▶ _The task_:
Report how many lines of these entries hold the string "this"; reply with the number alone.

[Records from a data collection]
* BEGIN *
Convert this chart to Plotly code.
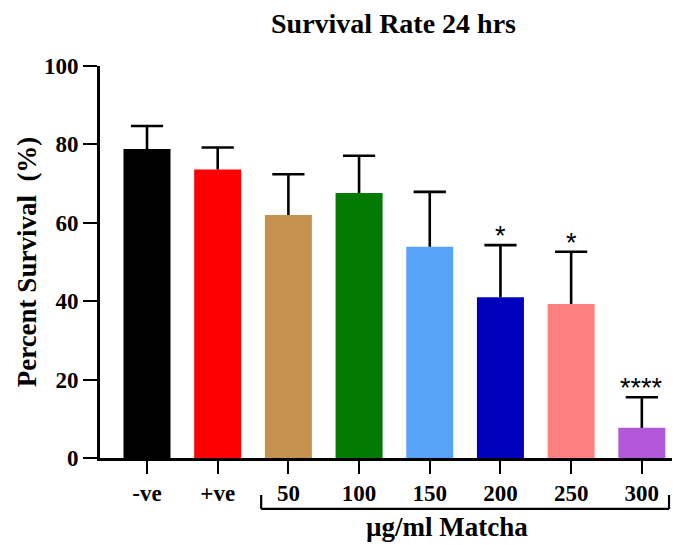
import plotly.graph_objects as go

categories = ["-ve", "+ve", "50", "100", "150", "200", "250", "300"]
survival = [78.8, 73.6, 62.0, 67.6, 53.9, 41.0, 39.3, 7.7]
sem_upper = [5.9, 5.6, 10.4, 9.5, 14.0, 13.3, 13.3, 7.8]
bar_colors = ["#000000", "#FF0000", "#C4914E", "#007A00", "#58A3FA", "#0000BC", "#FF8080", "#B157D8"]
significance = ["", "", "", "", "", "*", "*", "****"]
y_ticks = [0, 20, 40, 60, 80, 100]
group_label = "µg/ml Matcha"
group_members = ["50", "100", "150", "200", "250", "300"]

SERIF = "Liberation Serif"
x_idx = list(range(len(categories)))
tops = [v + e for v, e in zip(survival, sem_upper)]

fig = go.Figure()
fig.add_trace(go.Bar(
    x=x_idx, y=survival, width=0.665,
    marker=dict(color=bar_colors, line=dict(width=0)),
    showlegend=False, hoverinfo="skip",
))

# upward-only error bars: stems + caps
stem_x, stem_y = [], []
for i, (v, t) in enumerate(zip(survival, tops)):
    stem_x += [i, i, None]
    stem_y += [v, t, None]
fig.add_trace(go.Scatter(x=stem_x, y=stem_y, mode="lines",
                         line=dict(color="black", width=2.6),
                         showlegend=False, hoverinfo="skip"))
fig.add_trace(go.Scatter(x=x_idx, y=tops, mode="markers",
                         marker=dict(symbol="line-ew", size=23,
                                     line=dict(color="black", width=2.6)),
                         showlegend=False, hoverinfo="skip"))

for i, (t, s) in enumerate(zip(tops, significance)):
    if s:
        fig.add_annotation(x=i, y=t, text=s, showarrow=False,
                           yanchor="middle", yshift=9,
                           font=dict(family="Liberation Sans", size=27, color="black"))

# bracket under the Matcha concentrations
g0 = categories.index(group_members[0]) - 0.385
g1 = categories.index(group_members[-1]) + 0.385
yb_top, yb_bot = -0.0944, -0.130
for x0, y0, x1, y1 in [(g0, yb_top, g0, yb_bot), (g0, yb_bot, g1, yb_bot), (g1, yb_bot, g1, yb_top)]:
    fig.add_shape(type="line", xref="x", yref="paper", x0=x0, y0=y0, x1=x1, y1=y1,
                  line=dict(color="black", width=2.2))

fig.add_annotation(x=(g0 + g1) / 2 - 0.25, xref="x", y=-0.175, yref="paper",
                   text=group_label, showarrow=False, yanchor="middle",
                   font=dict(family=SERIF, size=27, color="black", weight="bold"))

fig.add_annotation(x=(393.5 - 100) / 580, xref="paper", y=1 + (66 - 23) / 392, yref="paper",
                   text="Survival Rate 24 hrs", showarrow=False, yanchor="middle",
                   height=30, valign="middle",
                   font=dict(family=SERIF, size=28, color="black", weight="bold"))

# page has an 8px body margin, so the figure is sized 8px smaller
fig.update_layout(
    width=672, height=537,
    margin=dict(l=92, r=0, t=58, b=87, autoexpand=False),
    plot_bgcolor="white", paper_bgcolor="white",
    xaxis=dict(range=[-0.665, 7.54], tickmode="array", tickvals=x_idx, ticktext=categories,
               showline=True, linecolor="black", linewidth=2.6, automargin=False,
               ticks="outside", ticklen=13, tickwidth=2.4, tickcolor="black",
               showgrid=False, zeroline=False,
               tickfont=dict(family=SERIF, size=23, color="black", weight="bold")),
    yaxis=dict(range=[0, 100], tickvals=y_ticks, automargin=False,
               showline=True, linecolor="black", linewidth=2.6,
               ticks="outside", ticklen=14, tickwidth=2.4, tickcolor="black",
               showgrid=False, zeroline=False,
               tickfont=dict(family=SERIF, size=23, color="black", weight="bold"),
               title=dict(text="Percent Survival\u00a0 (%)", standoff=0,
                          font=dict(family=SERIF, size=27, color="black", weight="bold"))),
)

fig.write_html("out.html")
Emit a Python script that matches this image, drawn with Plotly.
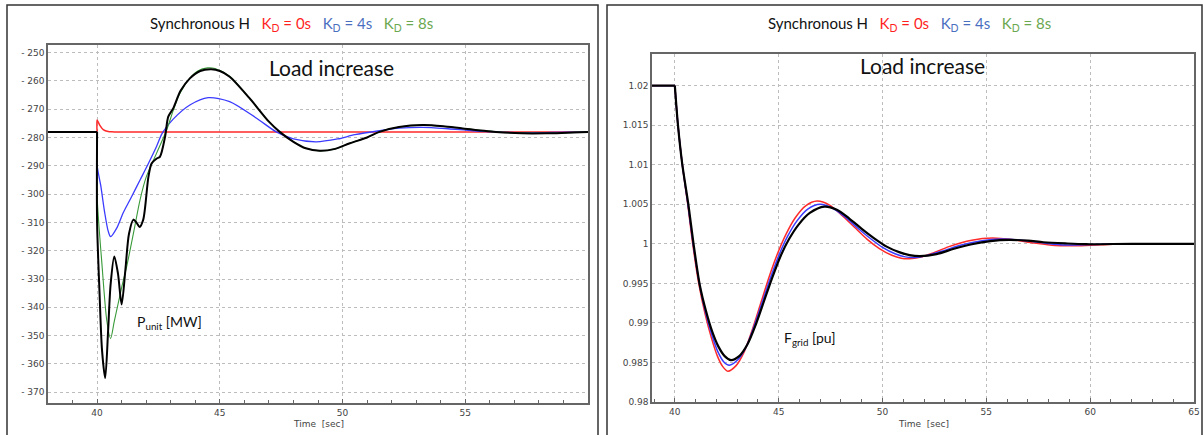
* END *
▶ _Result_:
2